My oil brushes (Purdys) are starting to give up the ghost
The ferrule on one is real loose, and I'm starting to leave bristles with them

What do you guys/gals use and like?

Normally I am partial to Coronas (a firm brush for latex), but they are hard to find out here
I can get a good deal on Woosters, but have never used them before

I am open to suggestions

Thanks!


----------



## ProWallGuy (Apr 7, 2007)

Wooster Platinums!!!!

Slick, PM me and I can probably hook you up with one to try. My BM dealer retired in Sept., and gave me a great deal to buy out his oil brushes. Not sure why I did it, as I try to dodge all oil paints nowadays. But I got a lot of them, and won't ever use most of them. I know you New England painters are a dainty lot, I got a 1 1/2" angle you might like. :laughing:


----------



## slickshift (Apr 8, 2007)

Dainty?!?!....lol...
I looked at the Wuss-tahs and don't recall a Platinum
1.5 might be good for all those old fashioned muntins (mullions)
Thanks!


----------



## Rich (Apr 26, 2007)

ProWallGuy said:


> I know you New England painters are a dainty lot, I got a 1 1/2" angle you might like. :laughing:


sigh...

I use a 3" angle for most things
don't worry John...I got 'tcha back


----------



## Humble Abode (Apr 11, 2007)

Corona China Bristle and Ox-Ear Hair Blend.

I love 'em.
http://www.coronabrushes.com/corona/images/products/4560_bermuda.jpg


----------



## slickshift (Apr 8, 2007)

Humble Abode said:


> Corona China Bristle and Ox-Ear Hair Blend.
> 
> I love 'em.


Ox Ear Hair? ...ew....
Lol
I looked at the Wuss-tah Ox Hair also
They didn't have the Plats though


----------



## ProWallGuy (Apr 7, 2007)

slickshift said:


> They didn't have the Plats though


Click here, and scroll down to EX Platinum.
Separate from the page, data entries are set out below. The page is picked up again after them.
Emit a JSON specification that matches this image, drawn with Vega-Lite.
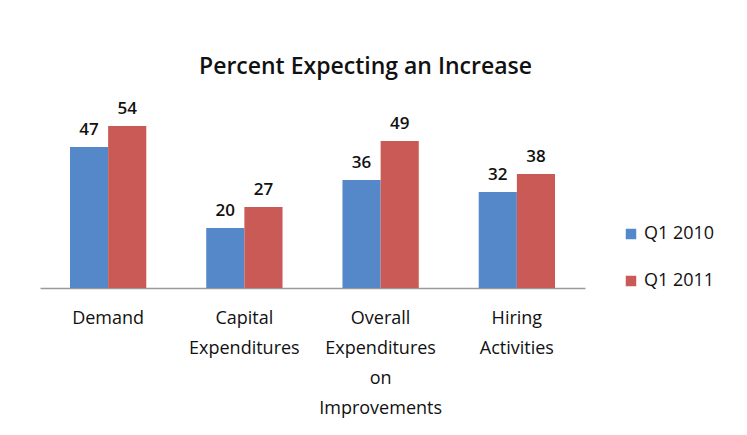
{
  "$schema": "https://vega.github.io/schema/vega-lite/v6.json",
  "width": 545,
  "height": 180,
  "autosize": {"type": "none"},
  "padding": {"left": 40, "top": 108, "right": 162, "bottom": 147},
  "background": "white",
  "config": {
    "view": {"stroke": null},
    "font": "Open Sans"
  },
  "title": {
    "text": "Percent Expecting an Increase",
    "fontSize": 23,
    "fontWeight": 600,
    "color": "#111111",
    "font": "Open Sans",
    "anchor": "middle",
    "dx": 53,
    "offset": 21
  },
  "data": {
    "values": [
      {"category": "Demand", "series": "Q1 2010", "value": 47},
      {"category": "Demand", "series": "Q1 2011", "value": 54},
      {"category": "Capital Expenditures", "series": "Q1 2010", "value": 20},
      {"category": "Capital Expenditures", "series": "Q1 2011", "value": 27},
      {"category": "Overall Expenditures on Improvements", "series": "Q1 2010", "value": 36},
      {"category": "Overall Expenditures on Improvements", "series": "Q1 2011", "value": 49},
      {"category": "Hiring Activities", "series": "Q1 2010", "value": 32},
      {"category": "Hiring Activities", "series": "Q1 2011", "value": 38}
    ]
  },
  "encoding": {
    "x": {
      "field": "category",
      "type": "nominal",
      "sort": null,
      "scale": {"paddingInner": 0.44, "paddingOuter": 0.22},
      "axis": {
        "title": null,
        "labelAngle": 0,
        "ticks": false,
        "domainColor": "#9a9a9a",
        "domainWidth": 1.5,
        "labelFontSize": 18,
        "labelColor": "#111111",
        "labelFont": "Open Sans",
        "labelPadding": 21,
        "labelLineHeight": 30,
        "labelBaseline": "top",
        "labelExpr": "datum.value == 'Overall Expenditures on Improvements' ? ['Overall','Expenditures','on','Improvements'] : split(datum.value, ' ')"
      }
    },
    "xOffset": {"field": "series", "type": "nominal"},
    "y": {
      "field": "value",
      "type": "quantitative",
      "scale": {"domain": [0, 60]},
      "axis": null
    }
  },
  "layer": [
    {
      "mark": {"type": "bar"},
      "encoding": {
        "color": {
          "field": "series",
          "type": "nominal",
          "scale": {"range": ["#5588C9", "#C95A55"]},
          "legend": {
            "title": null,
            "orient": "none",
            "legendX": 582,
            "legendY": 117,
            "symbolType": "square",
            "symbolSize": 110,
            "labelFontSize": 18,
            "labelColor": "#111111",
            "labelFont": "Open Sans",
            "rowPadding": 29,
            "labelOffset": 4
          }
        }
      }
    },
    {
      "mark": {"type": "text", "baseline": "bottom", "dy": -8, "fontSize": 17, "fontWeight": 600, "color": "#111111", "font": "Open Sans"},
      "encoding": {
        "text": {"field": "value", "type": "quantitative"}
      }
    }
  ]
}
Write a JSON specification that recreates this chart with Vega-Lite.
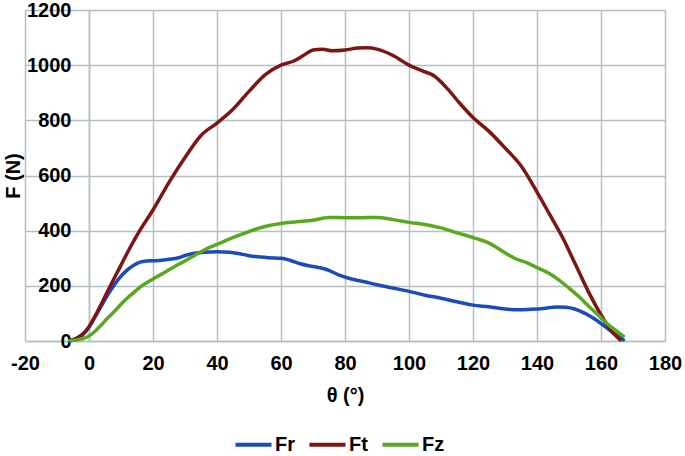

They are classified as varnish brushes. I sure love them for oil finishes though. Maybe because I've always preferred the white china bristle over the black. It seems finer, and lays out smoother.


----------



## slickshift (Apr 8, 2007)

They are finer, and are supposed to leave a smoother finish than the blacks
I never really used the blacks...never cared for them
The Ex Plats have a round handle... that's different
I'd give them a try though...cool


----------



## ComRemodel (Dec 11, 2007)

Purdy OX-O-Angular


----------



## Workaholic (Apr 17, 2007)

Wouldn't the platinum be better? just cause it seems to be the same brush but with sized options?


----------